* [SHORT PROBLEM]:
Quote the listing below in full and exactly as written, but omit every picture.
* Start *
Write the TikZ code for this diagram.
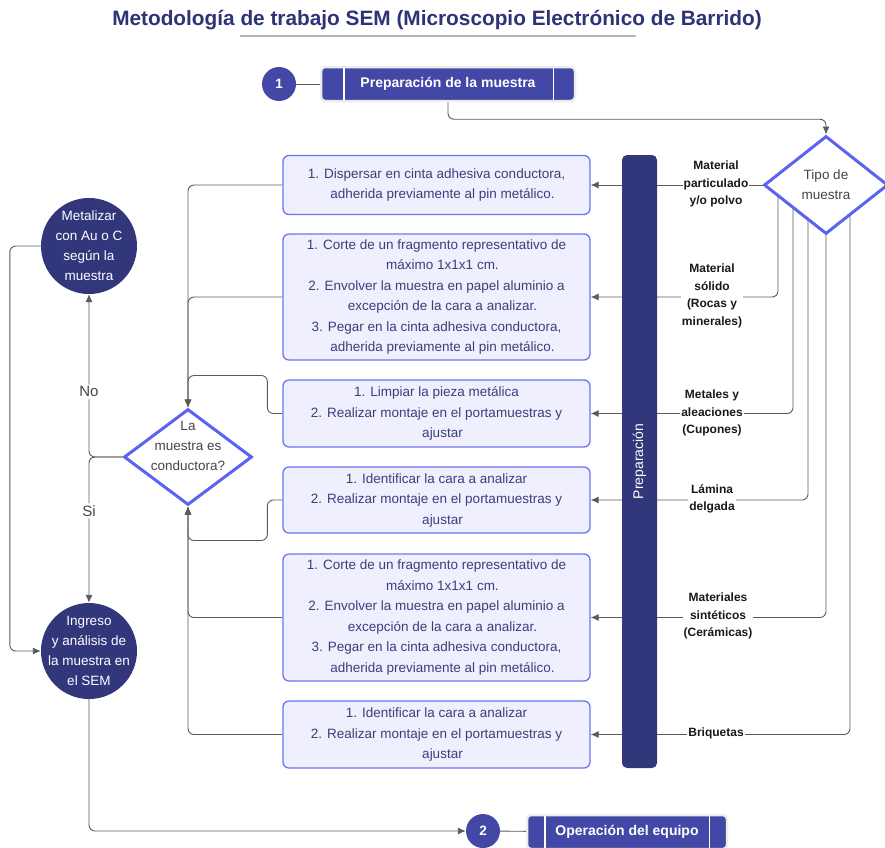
\documentclass[tikz,border=0pt]{standalone}
\usepackage{fontspec}
\setmainfont{Liberation Sans}
\usepackage{tikz}
\usepackage{xcolor}
\usetikzlibrary{positioning,shapes.geometric,arrows.meta,backgrounds}

\definecolor{titlenavy}{HTML}{2E3278}
\definecolor{stepblue}{HTML}{4348A6}
\definecolor{darknavy}{HTML}{32367B}
\definecolor{boxfill}{HTML}{EFEFFD}
\definecolor{boxline}{HTML}{6C74F4}
\definecolor{boxtext}{HTML}{3B3F7A}
\definecolor{qline}{HTML}{5C63F2}
\definecolor{qtext}{HTML}{454545}
\definecolor{linegray}{HTML}{5A5A5A}
\definecolor{rulegray}{HTML}{B4B6C2}

\newcommand{\contline}{\hspace*{12pt}}

\begin{document}
\begin{tikzpicture}[x=1pt, y=-1pt,
    >={Latex[length=8pt,width=7pt]},
    line/.style={draw=linegray, line width=0.9pt, rounded corners=6pt},
    stepdot/.style={circle, fill=stepblue, text=white, minimum size=34pt, inner sep=0pt,
                    font=\fontsize{13.5}{16}\selectfont\bfseries},
    stepbox/.style={rectangle, rounded corners=4pt, fill=stepblue, draw=black!7, line width=2.5pt,
                    text=white, minimum height=34pt, font=\fontsize{14}{16}\selectfont\bfseries},
    task/.style={rectangle, rounded corners=6pt, fill=boxfill, draw=boxline, line width=1.3pt,
                 text=boxtext, minimum width=307pt, align=center, inner sep=0pt,
                 font=\fontsize{13.5}{20.5}\selectfont},
    question/.style={diamond, draw=qline, line width=3pt, fill=white, text=qtext, align=center,
                     inner xsep=-10pt, inner ysep=-12pt, shape aspect=1.3,
                     font=\fontsize{13.5}{20}\selectfont},
    action/.style={circle, fill=darknavy, text=white, align=center, inner sep=-8pt,
                   minimum size=96pt, font=\fontsize{13.5}{20}\selectfont},
    kind/.style={fill=white, inner sep=1pt, align=center, text=black!90,
                 font=\fontsize{12}{17.5}\selectfont\bfseries},
    answer/.style={fill=white, inner sep=2pt, text=qtext, font=\fontsize{15}{18}\selectfont}]
      %\draw [dotted] (0,0) grid[step=50] (885,847);
      \useasboundingbox (0,0) rectangle (885,847);

      \node [font=\fontsize{20.8}{24}\selectfont\bfseries, text=titlenavy] (title) at (437,20)
            {Metodología de trabajo SEM (Microscopio Electrónico de Barrido)};
      \draw [rulegray, line width=1.2pt] (240,36) -- (636,36);

      \node [stepdot]                      (one) at (279,  84) {1};
      \node [stepbox, minimum width=254pt] (prep) at (448, 84) {Preparación de la muestra};
      \draw [white, line width=1.5pt] ([xshift=24pt,yshift=-2pt]prep.north west) -- ([xshift=24pt,yshift=2pt]prep.south west);
      \draw [white, line width=1.5pt] ([xshift=-23pt,yshift=-2pt]prep.north east) -- ([xshift=-23pt,yshift=2pt]prep.south east);

      \node [question, minimum width=124pt, minimum height=98pt] (tipo) at (826,185) {Tipo de\\muestra};

      \node [rectangle, rounded corners=5pt, fill=darknavy, rotate=90, minimum width=613pt,
             minimum height=35pt, text=white, font=\fontsize{14}{16}\selectfont] (barra) at (639.5,461.5) {Preparación};

      \node [task, minimum height=59pt]  (tpart)  at (436.5,185) {1. Dispersar en cinta adhesiva conductora,\\
             \contline adherida previamente al pin metálico.};
      \node [task, minimum height=126pt] (tsolid) at (436.5,297) {1. Corte de un fragmento representativo de\\
             \contline máximo 1x1x1 cm.\\ 2. Envolver la muestra en papel aluminio a\\
             \contline excepción de la cara a analizar.\\ 3. Pegar en la cinta adhesiva conductora,\\
             \contline adherida previamente al pin metálico.};
      \node [task, minimum height=67pt]  (tmetal) at (436.5,413.5) {1. Limpiar la pieza metálica\\
             2. Realizar montaje en el portamuestras y\\ \contline ajustar};
      \node [task, minimum height=66pt]  (tfilm)  at (436.5,500) {1. Identificar la cara a analizar\\
             2. Realizar montaje en el portamuestras y\\ \contline ajustar};
      \node [task, minimum height=127pt] (tsynth) at (436.5,617.5) {1. Corte de un fragmento representativo de\\
             \contline máximo 1x1x1 cm.\\ 2. Envolver la muestra en papel aluminio a\\
             \contline excepción de la cara a analizar.\\ 3. Pegar en la cinta adhesiva conductora,\\
             \contline adherida previamente al pin metálico.};
      \node [task, minimum height=67pt]  (tbriq)  at (436.5,734.5) {1. Identificar la cara a analizar\\
             2. Realizar montaje en el portamuestras y\\ \contline ajustar};

      \node [kind] (kpart)  at (716,184) {Material\\particulado\\y/o polvo};
      \node [kind] (ksolid) at (712,296) {Material\\sólido\\(Rocas y\\minerales)};
      \node [kind] (kmetal) at (712,413) {Metales y\\aleaciones\\(Cupones)};
      \node [kind] (kfilm)  at (712,499) {Lámina\\delgada};
      \node [kind] (ksynth) at (718,616) {Materiales\\sintéticos\\(Cerámicas)};
      \node [kind] (kbriq)  at (716,733) {Briquetas};

      \node [question, minimum width=128pt, minimum height=96pt, text depth=22pt] (cond) at (188,457) {La\\muestra es\\conductora?};
      \node [action] (metalizar) at (89,246) {Metalizar\\con Au o C\\según la\\muestra};
      \node [action] (ingreso)   at (89,651) {Ingreso\\y análisis de\\la muestra en\\el SEM};

      \node [stepdot]                      (two)  at (483,831) {2};
      \node [stepbox, minimum width=200pt] (oper) at (627,832) {Operación del equipo};
      \draw [white, line width=1.5pt] ([xshift=19pt,yshift=-2pt]oper.north west) -- ([xshift=19pt,yshift=2pt]oper.south west);
      \draw [white, line width=1.5pt] ([xshift=-19pt,yshift=-2pt]oper.north east) -- ([xshift=-19pt,yshift=2pt]oper.south east);

      \draw [line] (one) -- (prep);
      \draw [line, ->] (prep.south) -- ++(0,17) -| (tipo.north);

      \begin{scope}[on background layer]
        \draw [line, ->] (tipo.west) -- (tpart.east);
        \draw [line, ->] ([xshift=-48pt]tipo.center) |- (tsolid.east);
        \draw [line, ->] ([xshift=-33pt]tipo.center) |- (tmetal.east);
        \draw [line, ->] ([xshift=-18pt]tipo.center) |- (tfilm.east);
        \draw [line, ->] (tipo.center) |- (tsynth.east);
        \draw [line, ->] ([xshift=24pt]tipo.center) |- (tbriq.east);
      \end{scope}

      \draw [line, ->] (tpart.west) -| (cond.north);
      \draw [line, ->] (tsolid.west) -| (cond.north);
      \draw [line, ->] (tmetal.west) -- ++(-15,0) |- ([yshift=32pt]cond.north) -- (cond.north);
      \draw [line, ->] (tfilm.west) -- ++(-15,0) |- ([yshift=-34pt]cond.south) -- (cond.south);
      \draw [line, ->] (tsynth.west) -| (cond.south);
      \draw [line, ->] (tbriq.west) -| (cond.south);

      \draw [line, ->] (cond.west) -| (metalizar.south) node [answer, pos=0.7] {No};
      \draw [line, ->] (cond.west) -| (ingreso.north) node [answer, pos=0.685] {Si};
      \draw [line, ->] (metalizar.west) -- ++(-31,0) |- (ingreso.west);
      \draw [line, ->] (ingreso.south) |- (two.west);
      \draw [line] (two) -- (oper);
\end{tikzpicture}
\end{document}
* End *
* [RESULT FOR THIS EXERCISE]:
Write the TikZ code for this diagram.
\documentclass[tikz,border=0pt]{standalone}
\usepackage{fontspec}
\setmainfont{Liberation Sans}
\usepackage{tikz}
\usepackage{xcolor}
\usetikzlibrary{positioning,shapes.geometric,arrows.meta,backgrounds}

\definecolor{titlenavy}{HTML}{2E3278}
\definecolor{stepblue}{HTML}{4348A6}
\definecolor{darknavy}{HTML}{32367B}
\definecolor{boxfill}{HTML}{EFEFFD}
\definecolor{boxline}{HTML}{6C74F4}
\definecolor{boxtext}{HTML}{3B3F7A}
\definecolor{qline}{HTML}{5C63F2}
\definecolor{qtext}{HTML}{454545}
\definecolor{linegray}{HTML}{5A5A5A}
\definecolor{rulegray}{HTML}{B4B6C2}

\newcommand{\contline}{\hspace*{12pt}}

\begin{document}
\begin{tikzpicture}[x=1pt, y=-1pt,
    >={Latex[length=8pt,width=7pt]},
    line/.style={draw=linegray, line width=0.9pt, rounded corners=6pt},
    stepdot/.style={circle, fill=stepblue, text=white, minimum size=34pt, inner sep=0pt,
                    font=\fontsize{13.5}{16}\selectfont\bfseries},
    stepbox/.style={rectangle, rounded corners=4pt, fill=stepblue, draw=black!7, line width=2.5pt,
                    text=white, minimum height=34pt, font=\fontsize{14}{16}\selectfont\bfseries},
    task/.style={rectangle, rounded corners=6pt, fill=boxfill, draw=boxline, line width=1.3pt,
                 text=boxtext, minimum width=307pt, align=center, inner sep=0pt,
                 font=\fontsize{13.5}{20.5}\selectfont},
    question/.style={diamond, draw=qline, line width=3pt, fill=white, text=qtext, align=center,
                     inner xsep=-10pt, inner ysep=-12pt, shape aspect=1.3,
                     font=\fontsize{13.5}{20}\selectfont},
    action/.style={circle, fill=darknavy, text=white, align=center, inner sep=-8pt,
                   minimum size=96pt, font=\fontsize{13.5}{20}\selectfont},
    kind/.style={fill=white, inner sep=1pt, align=center, text=black!90,
                 font=\fontsize{12}{17.5}\selectfont\bfseries},
    answer/.style={fill=white, inner sep=2pt, text=qtext, font=\fontsize{15}{18}\selectfont}]
      %\draw [dotted] (0,0) grid[step=50] (885,847);
      \useasboundingbox (0,0) rectangle (885,847);

      \node [font=\fontsize{20.8}{24}\selectfont\bfseries, text=titlenavy] (title) at (437,20)
            {Metodología de trabajo SEM (Microscopio Electrónico de Barrido)};
      \draw [rulegray, line width=1.2pt] (240,36) -- (636,36);

      \node [stepdot]                      (one) at (279,  84) {1};
      \node [stepbox, minimum width=254pt] (prep) at (448, 84) {Preparación de la muestra};
      \draw [white, line width=1.5pt] ([xshift=24pt,yshift=-2pt]prep.north west) -- ([xshift=24pt,yshift=2pt]prep.south west);
      \draw [white, line width=1.5pt] ([xshift=-23pt,yshift=-2pt]prep.north east) -- ([xshift=-23pt,yshift=2pt]prep.south east);

      \node [question, minimum width=124pt, minimum height=98pt] (tipo) at (826,185) {Tipo de\\muestra};

      \node [rectangle, rounded corners=5pt, fill=darknavy, rotate=90, minimum width=613pt,
             minimum height=35pt, text=white, font=\fontsize{14}{16}\selectfont] (barra) at (639.5,461.5) {Preparación};

      \node [task, minimum height=59pt]  (tpart)  at (436.5,185) {1. Dispersar en cinta adhesiva conductora,\\
             \contline adherida previamente al pin metálico.};
      \node [task, minimum height=126pt] (tsolid) at (436.5,297) {1. Corte de un fragmento representativo de\\
             \contline máximo 1x1x1 cm.\\ 2. Envolver la muestra en papel aluminio a\\
             \contline excepción de la cara a analizar.\\ 3. Pegar en la cinta adhesiva conductora,\\
             \contline adherida previamente al pin metálico.};
      \node [task, minimum height=67pt]  (tmetal) at (436.5,413.5) {1. Limpiar la pieza metálica\\
             2. Realizar montaje en el portamuestras y\\ \contline ajustar};
      \node [task, minimum height=66pt]  (tfilm)  at (436.5,500) {1. Identificar la cara a analizar\\
             2. Realizar montaje en el portamuestras y\\ \contline ajustar};
      \node [task, minimum height=127pt] (tsynth) at (436.5,617.5) {1. Corte de un fragmento representativo de\\
             \contline máximo 1x1x1 cm.\\ 2. Envolver la muestra en papel aluminio a\\
             \contline excepción de la cara a analizar.\\ 3. Pegar en la cinta adhesiva conductora,\\
             \contline adherida previamente al pin metálico.};
      \node [task, minimum height=67pt]  (tbriq)  at (436.5,734.5) {1. Identificar la cara a analizar\\
             2. Realizar montaje en el portamuestras y\\ \contline ajustar};

      \node [kind] (kpart)  at (716,184) {Material\\particulado\\y/o polvo};
      \node [kind] (ksolid) at (712,296) {Material\\sólido\\(Rocas y\\minerales)};
      \node [kind] (kmetal) at (712,413) {Metales y\\aleaciones\\(Cupones)};
      \node [kind] (kfilm)  at (712,499) {Lámina\\delgada};
      \node [kind] (ksynth) at (718,616) {Materiales\\sintéticos\\(Cerámicas)};
      \node [kind] (kbriq)  at (716,733) {Briquetas};

      \node [question, minimum width=128pt, minimum height=96pt, text depth=22pt] (cond) at (188,457) {La\\muestra es\\conductora?};
      \node [action] (metalizar) at (89,246) {Metalizar\\con Au o C\\según la\\muestra};
      \node [action] (ingreso)   at (89,651) {Ingreso\\y análisis de\\la muestra en\\el SEM};

      \node [stepdot]                      (two)  at (483,831) {2};
      \node [stepbox, minimum width=200pt] (oper) at (627,832) {Operación del equipo};
      \draw [white, line width=1.5pt] ([xshift=19pt,yshift=-2pt]oper.north west) -- ([xshift=19pt,yshift=2pt]oper.south west);
      \draw [white, line width=1.5pt] ([xshift=-19pt,yshift=-2pt]oper.north east) -- ([xshift=-19pt,yshift=2pt]oper.south east);

      \draw [line] (one) -- (prep);
      \draw [line, ->] (prep.south) -- ++(0,17) -| (tipo.north);

      \begin{scope}[on background layer]
        \draw [line, ->] (tipo.west) -- (tpart.east);
        \draw [line, ->] ([xshift=-48pt]tipo.center) |- (tsolid.east);
        \draw [line, ->] ([xshift=-33pt]tipo.center) |- (tmetal.east);
        \draw [line, ->] ([xshift=-18pt]tipo.center) |- (tfilm.east);
        \draw [line, ->] (tipo.center) |- (tsynth.east);
        \draw [line, ->] ([xshift=24pt]tipo.center) |- (tbriq.east);
      \end{scope}

      \draw [line, ->] (tpart.west) -| (cond.north);
      \draw [line, ->] (tsolid.west) -| (cond.north);
      \draw [line, ->] (tmetal.west) -- ++(-15,0) |- ([yshift=32pt]cond.north) -- (cond.north);
      \draw [line, ->] (tfilm.west) -- ++(-15,0) |- ([yshift=-34pt]cond.south) -- (cond.south);
      \draw [line, ->] (tsynth.west) -| (cond.south);
      \draw [line, ->] (tbriq.west) -| (cond.south);

      \draw [line, ->] (cond.west) -| (metalizar.south) node [answer, pos=0.7] {No};
      \draw [line, ->] (cond.west) -| (ingreso.north) node [answer, pos=0.685] {Si};
      \draw [line, ->] (metalizar.west) -- ++(-31,0) |- (ingreso.west);
      \draw [line, ->] (ingreso.south) |- (two.west);
      \draw [line] (two) -- (oper);
\end{tikzpicture}
\end{document}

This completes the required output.